PERTANYAAN SAYA : APAKAH MEMANG KITA SEBAGAI UMAT KATOLIK , YA PUAS MELIHAT HAL INI ???? DALAM ARTI : SELALU BERJALAN DI BELAKANG / TERLAMBAT . DULU KARISMATIK DI TENTANG , SEKARANG DI AKUI , DULU SAKRAMEN ADORASI TDK BOLEH SETIAP WAKTU , SEKARANG DI PERBOLEHKAN RUMAH -RUMAH ADORASI .

KENAPA SEKARANG TTG HAL AKHIR JAMAN PUN TDK TERUS MENERUS DI INGATKAN KE UMAT ????, HARUSNYA ROMO -ROMO SE INDONESIA MEMBAHAS HAL INI AGAR UMAT TDK ANTIPATI HAL -HAL DIATAS DI KARENAKAN MEREKA MENDENGARNYA JUSTRU DARI SAUDARA -SAUDARA KITA DI KRISTEN DAN DI MANA IMAN MEREKA TDK TERBIASA UNTUK BERDEBAT SEHINGGA MALAH MENGHINDAR ATAU TDK PERCAYA AKHIR JAMAN INI , MALAH JADI CUEK . APAKAH INI TDK DI RASAKAN DI KOTA ANDA ???

SAYA PRIHATIN , HANYA SEDIKIT DI KALANGAN KATOLIK DI KOTA SAYA SURABAYA , MELALUI CELL -CELL MENGUNDANG PEMBICARA -PEMBICARA KATOLIK YG TAHU TTG AKHIR JAMAN INI , MEREKA DI KARUNIA I PENGLIHATAN 2 , HIKMAT -HIKMAT , SEHINGGA TUHAN YESUS BERPESAN KEPADA MEREKA . CELL-CELL INI MALAH DI CURIGAI , DI ANGGAP EXCLUSIVE DLL OLEH SEBAGIAN BESAR UMAT BAHKAN PENGURUS GEREJA KATOLIK SENDIRI .

BAGI SAYA SENDIRI : PUJI TUHAN , YESUS MASIH MAU MENJUMPAI KAMI SEKELUARGA , SEHINGGA KRN YESUS MENGASIHI KAMI ,SEHINGGA KAMI PUN TERTULAR UNTUK SALING MENGASIHI KEPADA SESAMA KAMI . BAGI SAYA ITU LEBIH PENTING DI BANDINGKAN KEHIDUPAN DI ISI PERTENTANGAN TTG IMAN AGAMA , SUKU , RAS , KEDUDUKAN DAN PANGKAT . SEBAB SESUAI KATA YESUS : IMAN TANPA PERBUATAN ADALAH MATI .
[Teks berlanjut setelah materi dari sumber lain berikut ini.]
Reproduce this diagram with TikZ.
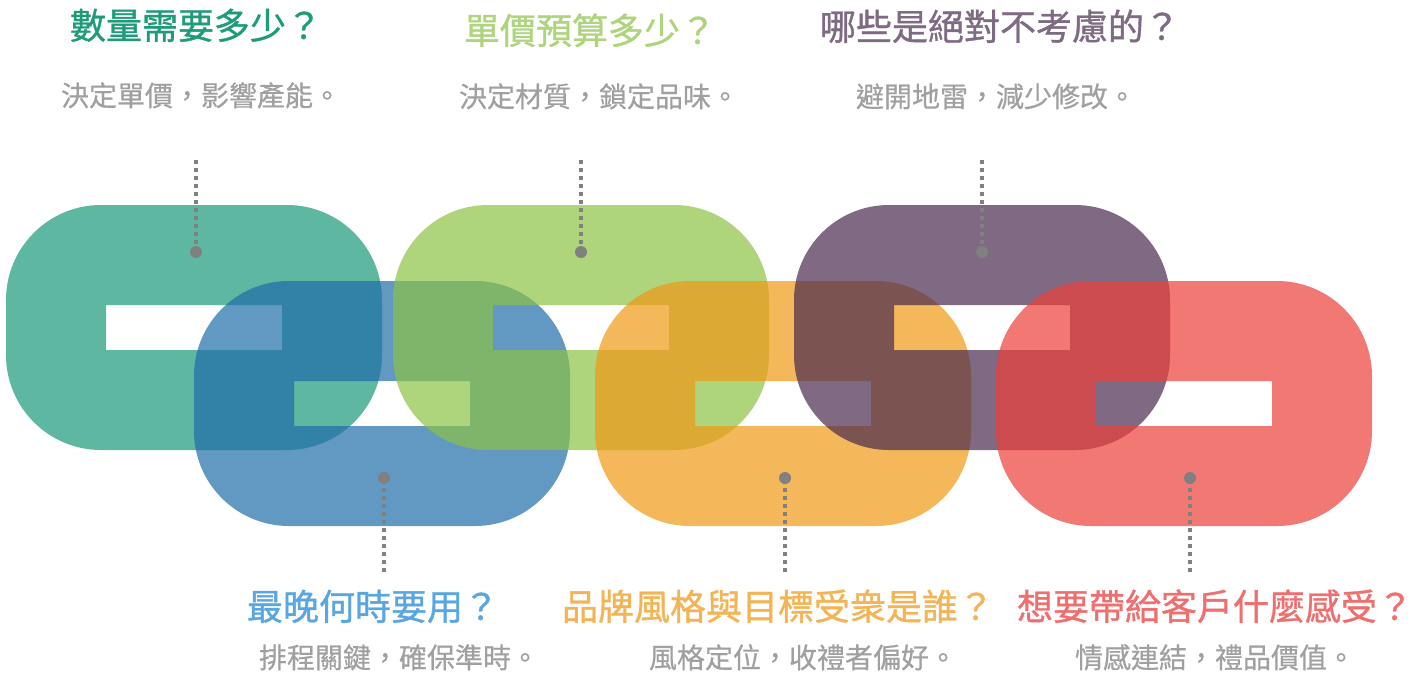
\documentclass[tikz,border=0pt]{standalone}
\usepackage{fontspec}
\setmainfont{Noto Sans CJK TC}
\newfontfamily\ttlfont{Noto Sans CJK TC}[FakeBold=1]
\newfontfamily\subfont{Noto Sans CJK TC}[FakeBold=0.6]
\definecolor{cgreen}{HTML}{1A9877}
\definecolor{cblue}{HTML}{1F6DA9}
\definecolor{clgreen}{HTML}{8BC245}
\definecolor{corange}{HTML}{EF9813}
\definecolor{cpurple}{HTML}{482A4E}
\definecolor{cred}{HTML}{EC3E38}
\definecolor{tgreen}{HTML}{1E9B78}
\definecolor{tlgreen}{HTML}{AED47D}
\definecolor{tpurple}{HTML}{7F6A83}
\definecolor{tblue}{HTML}{5AA6E0}
\definecolor{torange}{HTML}{F4B455}
\definecolor{tred}{HTML}{EF6E6E}
\definecolor{subgray}{HTML}{A0A0A0}
\definecolor{dotgray}{HTML}{808080}
\begin{document}
\begin{tikzpicture}[x=1pt,y=-1pt,
  linkshape/.style={fill opacity=0.7, even odd rule},
  ttl/.style={anchor=base, font=\ttlfont\fontsize{36}{40}\selectfont, inner sep=0pt},
  sub/.style={anchor=base, font=\subfont\fontsize{28}{32}\selectfont, text=subgray, inner sep=0pt},
  leader/.style={draw=dotgray, line width=4pt, dash pattern=on 4pt off 4pt},
  pin/.style={circle, fill=dotgray, minimum size=12pt, inner sep=0pt}]
\useasboundingbox (0,0) rectangle (1414,683);
% chain links
\fill[cgreen,linkshape] [rounded corners=95pt] (6,205) rectangle (382,450) [sharp corners] (106,305) rectangle (282,350);
\fill[cblue,linkshape] [rounded corners=95pt] (194,281) rectangle (570,526) [sharp corners] (294,381) rectangle (470,426);
\fill[clgreen,linkshape] [rounded corners=95pt] (393,205) rectangle (769,450) [sharp corners] (493,305) rectangle (669,350);
\fill[corange,linkshape] [rounded corners=95pt] (595,281) rectangle (971,526) [sharp corners] (695,381) rectangle (871,426);
\fill[cpurple,linkshape] [rounded corners=95pt] (794,205) rectangle (1170,450) [sharp corners] (894,305) rectangle (1070,350);
\fill[cred,linkshape] [rounded corners=95pt] (996,281) rectangle (1372,526) [sharp corners] (1096,381) rectangle (1272,426);
% pins and leaders (top)
\node[pin] (p1) at (196,252) {};
\node[pin] (p3) at (581,252) {};
\node[pin] (p5) at (982,252) {};
\coordinate (e1) at (196,160);
\coordinate (e3) at (581,160);
\coordinate (e5) at (982,160);
\draw[leader, shorten >=2pt] (e1) -- (p1.north);
\draw[leader, shorten >=2pt] (e3) -- (p3.north);
\draw[leader, shorten >=2pt] (e5) -- (p5.north);
% pins and leaders (bottom)
\node[pin] (p2) at (384,478) {};
\node[pin] (p4) at (785,478) {};
\node[pin] (p6) at (1190,478) {};
\coordinate (e2) at (384,572);
\coordinate (e4) at (785,572);
\coordinate (e6) at (1190,572);
\draw[leader, shorten <=4pt] (p2.south) -- (e2);
\draw[leader, shorten <=4pt] (p4.south) -- (e4);
\draw[leader, shorten <=4pt] (p6.south) -- (e6);
% texts top
\node[ttl, text=tgreen] (t1) at (196,39) {數量需要多少？};
\node[sub] (s1) at (201,106) {決定單價，影響產能。};
\node[ttl, text=tlgreen] (t3) at (590,44) {單價預算多少？};
\node[sub] (s3) at (599,107) {決定材質，鎖定品味。};
\node[ttl, text=tpurple] (t5) at (1000,40) {哪些是絕對不考慮的？};
\node[sub] (s5) at (996,107) {避開地雷，減少修改。};
% texts bottom
\node[ttl, text=tblue] (t2) at (373,620) {最晚何時要用？};
\node[sub] (s2) at (399,668) {排程關鍵，確保準時。};
\node[ttl, text=torange] (t4) at (778,620) {品牌風格與目標受衆是誰？};
\node[sub] (s4) at (803,668) {風格定位，收禮者偏好。};
\node[ttl, text=tred] (t6) at (1215,620) {想要帶給客戶什麼感受？};
\node[sub] (s6) at (1215,668) {情感連結，禮品價值。};
\end{tikzpicture}
\end{document}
OLEH SEBAB ITU SAYA MEMOHON : BIJAKNYA SETIAP UMAT YG TULIS DI DISKUSI INI , DI TANYAKAN LANGSUNG KE PRIBADI -PRIBADI MASING -MASING : HAL -HAL APA SAJA YANG SUDAH DI LAKUKAN SAAT INI BAGI GEREJA DAN NEGARANYA INDONESIA INI , DI BANDINGKAN BINGUNG BERTANYA TERUS SEKARANG INI JAMAN APA ??? SEPERTI PERTANYAAN SAYA DI ATAS . KRN DARI JAWABAN SALAH SATU UMAT KATOLIK , ATAS TOPIK BALASAN SAYA TTG AKHIR JAMAN DI WEB LAIN , DIA INFOKAN SEMUA UMAT KATOLIK HARUS MELIHAT WEB INI UNTUK KEJELASAN AKHIR JAMAN .

NAH , SAYA TINGGAL MENUNGGU JAWABAN TEAM IBU YG LEGAL DAN LENGKAP SECARA GEREJAWI INI , KRN SAYA HANYALAH SALAH SATU UMAT KATOLIK YANG BERDOSA , YANG TIAP HARI MINTA AMPUN DOSA SAYA DAN KELUARGA , LANGSUNG KEPADA TUHAN . SAYA HANYA PERCAYA TUHAN BUKAN MANUSIA TERMASUK ROMO , PENDETA DAN ORANG -ORANG SUCI LAINNYA . MENGAPA ??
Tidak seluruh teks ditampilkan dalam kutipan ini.